# [Problem to work on]
In this exercise, return the whole listing exactly, excluding any images.
# # #
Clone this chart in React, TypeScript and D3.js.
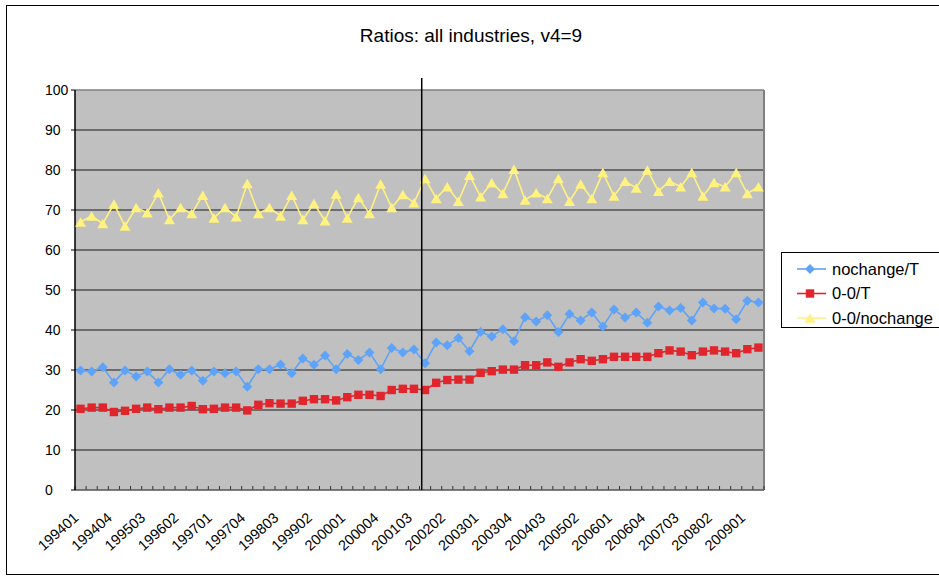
import React from "react";
import * as d3 from "d3";

const categories = [
  "199401","199402","199403","199404","199501","199502","199503","199504",
  "199601","199602","199603","199604","199701","199702","199703","199704",
  "199801","199802","199803","199804","199901","199902","199903","199904",
  "200001","200002","200003","200004","200101","200102","200103","200104",
  "200201","200202","200203","200204","200301","200302","200303","200304",
  "200401","200402","200403","200404","200501","200502","200503","200504",
  "200601","200602","200603","200604","200701","200702","200703","200704",
  "200801","200802","200803","200804","200901","200902",
];

const tickLabels = [
  "199401","199404","199503","199602","199701","199704","199803","199902",
  "200001","200004","200103","200202","200301","200304","200403","200502",
  "200601","200604","200703","200802","200901",
];

const nochangeT = [
  29.9,29.6,30.7,26.9,29.9,28.4,29.6,26.9,30.2,28.8,29.9,27.3,29.6,29.2,29.6,25.8,
  30.2,30.2,31.4,29.2,32.9,31.3,33.6,30.2,34.0,32.5,34.4,30.2,35.5,34.4,35.1,31.7,
  36.9,36.2,38.0,34.7,39.5,38.4,40.2,37.2,43.2,42.1,43.7,39.5,44.0,42.4,44.4,40.9,
  45.1,43.1,44.4,41.8,45.9,44.9,45.5,42.4,46.9,45.4,45.3,42.7,47.3,46.9,
];

const zeroZeroT = [
  20.3,20.6,20.6,19.5,19.8,20.3,20.6,20.2,20.6,20.6,21.0,20.2,20.3,20.6,20.6,19.9,
  21.3,21.7,21.6,21.6,22.3,22.7,22.7,22.4,23.2,23.8,23.8,23.5,25.0,25.3,25.3,25.0,
  26.8,27.5,27.6,27.6,29.3,29.7,30.1,30.1,31.2,31.2,31.9,30.8,31.9,32.7,32.3,32.7,
  33.3,33.3,33.3,33.3,34.2,34.9,34.6,33.7,34.6,34.9,34.6,34.2,35.2,35.6,
];

const zeroZeroNochange = [
  67.0,68.5,66.6,71.5,66.0,70.6,69.3,74.3,67.6,70.6,69.1,73.7,68.0,70.6,68.3,76.6,
  69.1,70.6,68.5,73.7,67.6,71.6,67.3,74.0,68.0,73.1,69.1,76.5,70.6,73.9,71.8,77.9,
  72.9,75.8,72.2,78.7,73.3,76.8,74.1,80.2,72.5,74.3,72.9,77.9,72.2,76.5,72.9,79.4,
  73.5,77.2,75.5,80.0,74.7,77.2,75.8,79.4,73.5,76.9,75.8,79.4,74.1,75.8,
];

const yTicks = [0, 10, 20, 30, 40, 50, 60, 70, 80, 90, 100];
const dividerCategory = "200104";

const seriesNames = ["nochange/T", "0-0/T", "0-0/nochange"];
const seriesColors = ["#5EA3F7", "#E0262C", "#FFF27E"];
const seriesMarkers = ["diamond", "square", "triangle"];

const W = 939;
const H = 577;
const left = 75;
const right = 764;
const top = 90;
const bottom = 490;
const FONT = "'Liberation Sans', Arial, sans-serif";

function markerPath(kind: string, cx: number, cy: number): string {
  if (kind === "diamond") {
    const r = 5;
    return `M${cx},${cy - r}L${cx + r},${cy}L${cx},${cy + r}L${cx - r},${cy}Z`;
  }
  if (kind === "square") {
    const r = 4.2;
    return `M${cx - r},${cy - r}H${cx + r}V${cy + r}H${cx - r}Z`;
  }
  const w = 5.5;
  const h = 9.5;
  return `M${cx},${cy - h / 2}L${cx + w},${cy + h / 2}L${cx - w},${cy + h / 2}Z`;
}

export default function App() {
  const x = d3.scaleBand<string>().domain(categories).range([left, right]).padding(0);
  const bw = x.bandwidth();
  const cx = (c: string) => (x(c) as number) + bw / 2;
  const y = d3.scaleLinear().domain([0, 100]).range([bottom, top]);

  const allSeries = [nochangeT, zeroZeroT, zeroZeroNochange];
  const line = d3
    .line<number>()
    .x((_, i) => cx(categories[i]))
    .y((d) => y(d));

  const dividerX = (x(dividerCategory) as number) + 0.2 * bw;

  const boundaries = d3.range(categories.length + 1).map((i) => left + i * bw);

  return (
    <svg
      width={W}
      height={H}
      style={{ position: "absolute", left: 0, top: 0, background: "#fff" }}
      fontFamily={FONT}
    >
      <rect x={6.5} y={5.5} width={960} height={569} fill="#fff" stroke="#000" strokeWidth={1} />
      <text x={471} y={42} textAnchor="middle" fontSize={19} fill="#000">
        Ratios: all industries, v4=9
      </text>

      <rect x={left} y={top} width={right - left} height={bottom - top} fill="#C0C0C0" />
      {yTicks
        .filter((t) => t > 0 && t < 100)
        .map((t) => (
          <line key={t} x1={left} x2={right} y1={y(t)} y2={y(t)} stroke="#1a1a1a" strokeWidth={1.2} />
        ))}
      <line x1={left} x2={right} y1={top} y2={top} stroke="#808080" strokeWidth={1.5} />
      <line x1={right} x2={right} y1={top} y2={bottom} stroke="#808080" strokeWidth={2} />

      {boundaries.map((bx, i) => (
        <line key={i} x1={bx} x2={bx} y1={bottom} y2={bottom - 4} stroke="#333" strokeWidth={1} />
      ))}
      <line x1={left} x2={right} y1={bottom} y2={bottom} stroke="#555" strokeWidth={1.5} />
      <line x1={left} x2={left} y1={top} y2={bottom} stroke="#000" strokeWidth={1.5} />
      {yTicks.map((t) => (
        <g key={t}>
          <line x1={left - 4} x2={left} y1={y(t)} y2={y(t)} stroke="#000" strokeWidth={1} />
          <text x={45} y={y(t)} dy="0.36em" fontSize={14} fill="#000">
            {t}
          </text>
        </g>
      ))}

      {tickLabels.map((lab) => (
        <text
          key={lab}
          transform={`translate(${cx(lab) - 1},${519}) rotate(-42)`}
          textAnchor="end"
          fontSize={14.5}
          fill="#000"
        >
          {lab}
        </text>
      ))}

      {allSeries.map((s, si) => (
        <g key={si}>
          <path d={line(s) as string} fill="none" stroke={seriesColors[si]} strokeWidth={1.6} />
          {s.map((v, i) => (
            <path key={i} d={markerPath(seriesMarkers[si], cx(categories[i]), y(v))} fill={seriesColors[si]} />
          ))}
        </g>
      ))}

      <line x1={dividerX} x2={dividerX} y1={78} y2={bottom} stroke="#000" strokeWidth={1.5} />

      <rect x={781.5} y={252.5} width={200} height={75} fill="#fff" stroke="#000" strokeWidth={1} />
      {seriesNames.map((n, i) => {
        const ly = 269 + i * 24.5;
        return (
          <g key={n}>
            <line x1={797} x2={826} y1={ly} y2={ly} stroke={seriesColors[i]} strokeWidth={1.6} />
            <path d={markerPath(seriesMarkers[i], 810, ly)} fill={seriesColors[i]} />
            <text x={832} y={ly} dy="0.36em" fontSize={16.5} fill="#000">
              {n}
            </text>
          </g>
        );
      })}
    </svg>
  );
}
# # #
# [The reply]
Clone this chart in React, TypeScript and D3.js.
import React from "react";
import * as d3 from "d3";

const categories = [
  "199401","199402","199403","199404","199501","199502","199503","199504",
  "199601","199602","199603","199604","199701","199702","199703","199704",
  "199801","199802","199803","199804","199901","199902","199903","199904",
  "200001","200002","200003","200004","200101","200102","200103","200104",
  "200201","200202","200203","200204","200301","200302","200303","200304",
  "200401","200402","200403","200404","200501","200502","200503","200504",
  "200601","200602","200603","200604","200701","200702","200703","200704",
  "200801","200802","200803","200804","200901","200902",
];

const tickLabels = [
  "199401","199404","199503","199602","199701","199704","199803","199902",
  "200001","200004","200103","200202","200301","200304","200403","200502",
  "200601","200604","200703","200802","200901",
];

const nochangeT = [
  29.9,29.6,30.7,26.9,29.9,28.4,29.6,26.9,30.2,28.8,29.9,27.3,29.6,29.2,29.6,25.8,
  30.2,30.2,31.4,29.2,32.9,31.3,33.6,30.2,34.0,32.5,34.4,30.2,35.5,34.4,35.1,31.7,
  36.9,36.2,38.0,34.7,39.5,38.4,40.2,37.2,43.2,42.1,43.7,39.5,44.0,42.4,44.4,40.9,
  45.1,43.1,44.4,41.8,45.9,44.9,45.5,42.4,46.9,45.4,45.3,42.7,47.3,46.9,
];

const zeroZeroT = [
  20.3,20.6,20.6,19.5,19.8,20.3,20.6,20.2,20.6,20.6,21.0,20.2,20.3,20.6,20.6,19.9,
  21.3,21.7,21.6,21.6,22.3,22.7,22.7,22.4,23.2,23.8,23.8,23.5,25.0,25.3,25.3,25.0,
  26.8,27.5,27.6,27.6,29.3,29.7,30.1,30.1,31.2,31.2,31.9,30.8,31.9,32.7,32.3,32.7,
  33.3,33.3,33.3,33.3,34.2,34.9,34.6,33.7,34.6,34.9,34.6,34.2,35.2,35.6,
];

const zeroZeroNochange = [
  67.0,68.5,66.6,71.5,66.0,70.6,69.3,74.3,67.6,70.6,69.1,73.7,68.0,70.6,68.3,76.6,
  69.1,70.6,68.5,73.7,67.6,71.6,67.3,74.0,68.0,73.1,69.1,76.5,70.6,73.9,71.8,77.9,
  72.9,75.8,72.2,78.7,73.3,76.8,74.1,80.2,72.5,74.3,72.9,77.9,72.2,76.5,72.9,79.4,
  73.5,77.2,75.5,80.0,74.7,77.2,75.8,79.4,73.5,76.9,75.8,79.4,74.1,75.8,
];

const yTicks = [0, 10, 20, 30, 40, 50, 60, 70, 80, 90, 100];
const dividerCategory = "200104";

const seriesNames = ["nochange/T", "0-0/T", "0-0/nochange"];
const seriesColors = ["#5EA3F7", "#E0262C", "#FFF27E"];
const seriesMarkers = ["diamond", "square", "triangle"];

const W = 939;
const H = 577;
const left = 75;
const right = 764;
const top = 90;
const bottom = 490;
const FONT = "'Liberation Sans', Arial, sans-serif";

function markerPath(kind: string, cx: number, cy: number): string {
  if (kind === "diamond") {
    const r = 5;
    return `M${cx},${cy - r}L${cx + r},${cy}L${cx},${cy + r}L${cx - r},${cy}Z`;
  }
  if (kind === "square") {
    const r = 4.2;
    return `M${cx - r},${cy - r}H${cx + r}V${cy + r}H${cx - r}Z`;
  }
  const w = 5.5;
  const h = 9.5;
  return `M${cx},${cy - h / 2}L${cx + w},${cy + h / 2}L${cx - w},${cy + h / 2}Z`;
}

export default function App() {
  const x = d3.scaleBand<string>().domain(categories).range([left, right]).padding(0);
  const bw = x.bandwidth();
  const cx = (c: string) => (x(c) as number) + bw / 2;
  const y = d3.scaleLinear().domain([0, 100]).range([bottom, top]);

  const allSeries = [nochangeT, zeroZeroT, zeroZeroNochange];
  const line = d3
    .line<number>()
    .x((_, i) => cx(categories[i]))
    .y((d) => y(d));

  const dividerX = (x(dividerCategory) as number) + 0.2 * bw;

  const boundaries = d3.range(categories.length + 1).map((i) => left + i * bw);

  return (
    <svg
      width={W}
      height={H}
      style={{ position: "absolute", left: 0, top: 0, background: "#fff" }}
      fontFamily={FONT}
    >
      <rect x={6.5} y={5.5} width={960} height={569} fill="#fff" stroke="#000" strokeWidth={1} />
      <text x={471} y={42} textAnchor="middle" fontSize={19} fill="#000">
        Ratios: all industries, v4=9
      </text>

      <rect x={left} y={top} width={right - left} height={bottom - top} fill="#C0C0C0" />
      {yTicks
        .filter((t) => t > 0 && t < 100)
        .map((t) => (
          <line key={t} x1={left} x2={right} y1={y(t)} y2={y(t)} stroke="#1a1a1a" strokeWidth={1.2} />
        ))}
      <line x1={left} x2={right} y1={top} y2={top} stroke="#808080" strokeWidth={1.5} />
      <line x1={right} x2={right} y1={top} y2={bottom} stroke="#808080" strokeWidth={2} />

      {boundaries.map((bx, i) => (
        <line key={i} x1={bx} x2={bx} y1={bottom} y2={bottom - 4} stroke="#333" strokeWidth={1} />
      ))}
      <line x1={left} x2={right} y1={bottom} y2={bottom} stroke="#555" strokeWidth={1.5} />
      <line x1={left} x2={left} y1={top} y2={bottom} stroke="#000" strokeWidth={1.5} />
      {yTicks.map((t) => (
        <g key={t}>
          <line x1={left - 4} x2={left} y1={y(t)} y2={y(t)} stroke="#000" strokeWidth={1} />
          <text x={45} y={y(t)} dy="0.36em" fontSize={14} fill="#000">
            {t}
          </text>
        </g>
      ))}

      {tickLabels.map((lab) => (
        <text
          key={lab}
          transform={`translate(${cx(lab) - 1},${519}) rotate(-42)`}
          textAnchor="end"
          fontSize={14.5}
          fill="#000"
        >
          {lab}
        </text>
      ))}

      {allSeries.map((s, si) => (
        <g key={si}>
          <path d={line(s) as string} fill="none" stroke={seriesColors[si]} strokeWidth={1.6} />
          {s.map((v, i) => (
            <path key={i} d={markerPath(seriesMarkers[si], cx(categories[i]), y(v))} fill={seriesColors[si]} />
          ))}
        </g>
      ))}

      <line x1={dividerX} x2={dividerX} y1={78} y2={bottom} stroke="#000" strokeWidth={1.5} />

      <rect x={781.5} y={252.5} width={200} height={75} fill="#fff" stroke="#000" strokeWidth={1} />
      {seriesNames.map((n, i) => {
        const ly = 269 + i * 24.5;
        return (
          <g key={n}>
            <line x1={797} x2={826} y1={ly} y2={ly} stroke={seriesColors[i]} strokeWidth={1.6} />
            <path d={markerPath(seriesMarkers[i], 810, ly)} fill={seriesColors[i]} />
            <text x={832} y={ly} dy="0.36em" fontSize={16.5} fill="#000">
              {n}
            </text>
          </g>
        );
      })}
    </svg>
  );
}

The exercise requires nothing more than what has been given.